BERLINER MORGENPOST: Härtetest für die Moral - Leitartikel von Jörg Quoos
Berlin (ots)
Die Freude für Deniz Yücel, seine Familie und alle Kollegen ist berechtigt. Aber sie darf nicht vergessen machen, dass immer noch rund 150 Journalisten und Medienleute in türkischen Gefängnissen einsitzen. Yücels Freilassung ist keine Geste, die wir bejubeln müssen. Oder gar belohnen. Sie ist das Mittel einer unmenschlichen Politik, die mit Geiselnahmen politische Vorteile erzwingen will.
Dass die Türkei mit der Freilassung Yücels noch lange nicht auf dem Pfad der Tugend ist, machte am Freitag die türkische Justiz klar. Der Staatsanwalt legte seine absurde Forderung nach 18 Jahren Haft für Deniz Yücel vor. Und Richter setzten zur gleichen Zeit ein weiteres Zeichen: Sie verurteilten sechs türkische Journalisten zu lebenslanger Haft, weil sie angeblich geheime Nachrichten zum Putsch über eine Talkshow verbreitet hätten.

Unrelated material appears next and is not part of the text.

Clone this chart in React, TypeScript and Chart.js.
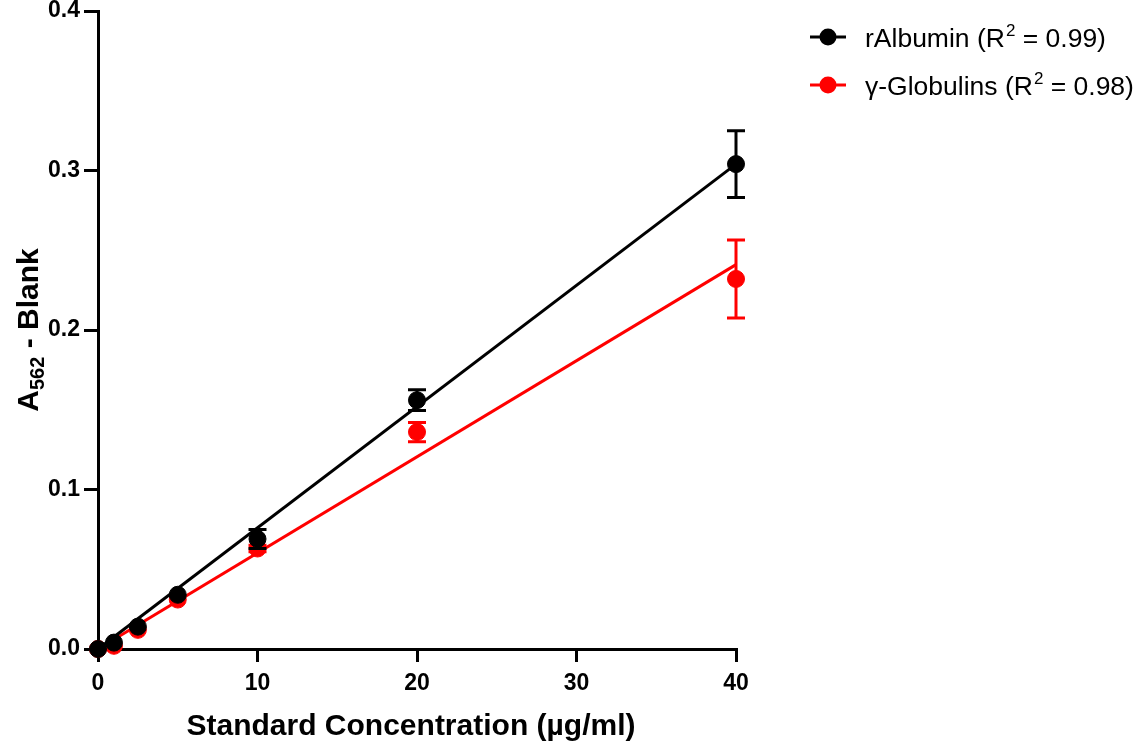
import React, { useEffect, useRef } from 'react';
import { Chart, registerables } from 'chart.js';

Chart.register(...registerables);

const concentrations = [0, 1, 2.5, 5, 10, 20, 40];
const albuminMeans = [0, 0.004, 0.014, 0.034, 0.069, 0.156, 0.304];
const albuminErrors = [0, 0, 0, 0, 0.006, 0.0065, 0.021];
const globulinMeans = [0, 0.002, 0.012, 0.031, 0.063, 0.136, 0.232];
const globulinErrors = [0, 0, 0, 0, 0.002, 0.006, 0.0245];
const fitX = [0, 40];
const albuminFit = [0, 0.304];
const globulinFit = [0, 0.241];
const xTicks = [0, 10, 20, 30, 40];
const yTicks = [0, 0.1, 0.2, 0.3, 0.4];
const legendNames = ['rAlbumin', 'γ-Globulins'];
const legendR2 = ['0.99', '0.98'];
const legendColors = ['#000000', '#ff0000'];

const FONT = '"Liberation Sans", Arial, Helvetica, sans-serif';

const errorBarPlugin = {
  id: 'errorBars',
  afterDatasetDraw(chart: any, args: any) {
    const ds = chart.data.datasets[args.index];
    if (!ds.errors) return;
    const ctx = chart.ctx;
    const xs = chart.scales.x;
    const ys = chart.scales.y;
    ctx.save();
    ctx.strokeStyle = ds.borderColor;
    ctx.lineWidth = 3;
    ds.data.forEach((p: any, i: number) => {
      const e = ds.errors[i];
      if (!e) return;
      const px = xs.getPixelForValue(p.x);
      const top = ys.getPixelForValue(p.y + e);
      const bot = ys.getPixelForValue(p.y - e);
      ctx.beginPath();
      ctx.moveTo(px, top);
      ctx.lineTo(px, bot);
      ctx.moveTo(px - 9, top);
      ctx.lineTo(px + 9, top);
      ctx.moveTo(px - 9, bot);
      ctx.lineTo(px + 9, bot);
      ctx.stroke();
    });
    ctx.restore();
  },
};

const annotationsPlugin = {
  id: 'annotations',
  afterDraw(chart: any) {
    const ctx = chart.ctx;
    const area = chart.chartArea;
    ctx.save();
    ctx.fillStyle = '#000';
    // x title
    ctx.font = `bold 30px ${FONT}`;
    ctx.textAlign = 'center';
    ctx.textBaseline = 'alphabetic';
    ctx.fillText('Standard Concentration (µg/ml)', (area.left + area.right) / 2 - 6, 735);

    // y title with subscript
    ctx.save();
    ctx.translate(38, (area.top + area.bottom) / 2);
    ctx.rotate(-Math.PI / 2);
    ctx.textAlign = 'left';
    ctx.textBaseline = 'alphabetic';
    const big = `bold 30px ${FONT}`;
    const small = `bold 20px ${FONT}`;
    ctx.font = big;
    const wA = ctx.measureText('A').width;
    const wRest = ctx.measureText(' - Blank').width;
    ctx.font = small;
    const wSub = ctx.measureText('562').width;
    const total = wA + wSub + wRest;
    let x = -total / 2;
    const base = 0;
    ctx.font = big;
    ctx.fillText('A', x, base);
    x += wA;
    ctx.font = small;
    ctx.fillText('562', x, base + 6);
    x += wSub;
    ctx.font = big;
    ctx.fillText(' - Blank', x, base);
    ctx.restore();

    // legend
    const rows = [37, 85];
    rows.forEach((cy, i) => {
      const color = legendColors[i];
      ctx.strokeStyle = color;
      ctx.fillStyle = color;
      ctx.lineWidth = 3;
      ctx.beginPath();
      ctx.moveTo(810, cy);
      ctx.lineTo(846, cy);
      ctx.stroke();
      ctx.beginPath();
      ctx.arc(828, cy, 8.5, 0, Math.PI * 2);
      ctx.fill();
      ctx.fillStyle = '#000';
      ctx.textAlign = 'left';
      ctx.textBaseline = 'alphabetic';
      const bl = cy + 10;
      let tx = 865;
      const normal = `26.5px ${FONT}`;
      const sup = `17px ${FONT}`;
      ctx.font = normal;
      const p1 = `${legendNames[i]} (R`;
      ctx.fillText(p1, tx, bl);
      tx += ctx.measureText(p1).width;
      ctx.font = sup;
      ctx.fillText('2', tx + 1, bl - 11);
      tx += ctx.measureText('2').width + 1;
      ctx.font = normal;
      ctx.fillText(` = ${legendR2[i]})`, tx, bl);
    });
    ctx.restore();
  },
};

export default function App() {
  const ref = useRef<HTMLCanvasElement | null>(null);
  useEffect(() => {
    document.body.style.margin = '0';
    const canvas = ref.current;
    if (!canvas) return;
    const pts = (xs: number[], ys: number[]) => xs.map((x, i) => ({ x, y: ys[i] }));
    const chart = new Chart(canvas, {
      type: 'scatter',
      data: {
        datasets: [
          {
            label: 'rAlbumin',
            data: pts(concentrations, albuminMeans),
            errors: albuminErrors,
            borderColor: '#000000',
            backgroundColor: '#000000',
            pointRadius: 8.5,
            pointHoverRadius: 8.5,
            showLine: false,
            clip: false,
            order: 1,
          } as any,
          {
            label: 'rAlbumin fit',
            data: pts(fitX, albuminFit),
            borderColor: '#000000',
            borderWidth: 3,
            pointRadius: 0,
            showLine: true,
            clip: false,
            order: 2,
          },
          {
            label: 'γ-Globulins',
            data: pts(concentrations, globulinMeans),
            errors: globulinErrors,
            borderColor: '#ff0000',
            backgroundColor: '#ff0000',
            pointRadius: 8.5,
            pointHoverRadius: 8.5,
            showLine: false,
            clip: false,
            order: 3,
          } as any,
          {
            label: 'γ-Globulins fit',
            data: pts(fitX, globulinFit),
            borderColor: '#ff0000',
            borderWidth: 3,
            pointRadius: 0,
            showLine: true,
            clip: false,
            order: 4,
          },
        ],
      },
      options: {
        responsive: false,
        animation: false,
        devicePixelRatio: 1,
        layout: { padding: { left: 0, right: 405, top: 11, bottom: 0 } },
        plugins: { legend: { display: false }, tooltip: { enabled: false } },
        scales: {
          x: {
            type: 'linear',
            min: 0,
            max: 40,
            afterBuildTicks: (s: any) => {
              s.ticks = xTicks.map((v) => ({ value: v }));
            },
            ticks: {
              color: '#000',
              font: { family: FONT, size: 23, weight: 'bold' },
              padding: 8,
              maxRotation: 0,
              callback: (v: any) => String(v),
            },
            grid: { drawOnChartArea: false, drawTicks: true, tickLength: 13, lineWidth: 3, color: '#000' },
            border: { display: true, width: 3, color: '#000' },
            afterFit: (s: any) => {
              s.height = 95;
              s.paddingLeft = 0;
              s.paddingRight = 0;
            },
          },
          y: {
            type: 'linear',
            min: 0,
            max: 0.4,
            afterBuildTicks: (s: any) => {
              s.ticks = yTicks.map((v) => ({ value: v }));
            },
            ticks: {
              color: '#000',
              font: { family: FONT, size: 23, weight: 'bold' },
              padding: 4,
              callback: (v: any) => Number(v).toFixed(1),
            },
            grid: { drawOnChartArea: false, drawTicks: true, tickLength: 14, lineWidth: 3, color: '#000' },
            border: { display: true, width: 3, color: '#000' },
            afterFit: (s: any) => {
              s.width = 98;
              s.paddingTop = 0;
              s.paddingBottom = 0;
            },
          },
        },
      } as any,
      plugins: [errorBarPlugin, annotationsPlugin],
    });
    return () => chart.destroy();
  }, []);
  return (
    <div style={{ position: 'fixed', left: 0, top: 0, width: 1141, height: 744, background: '#fff' }}>
      <canvas ref={ref} width={1141} height={744} />
    </div>
  );
}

Die Botschaft ist klar: Die Freilassung Yücels ist nichts als ein wohlkalkulierter Gnadenakt. Alle weiteren Gegner Erdogans haben weiter das Schlimmste zu befürchten.
Gute Demokraten dürfen sich auf dieses miese Spiel der türkischen Führung nicht einlassen, und daher kommt nach der Freilassung von Deniz Yücel der wahre Härtetest für die Moral: Kämpfen die "Free Deniz"-Aktivisten weiter für die Pressefreiheit in der Türkei? Oder geht man schnell zur Tagesordnung über? Geschieht Letzteres, hätten die Feinde der Freiheit gewonnen.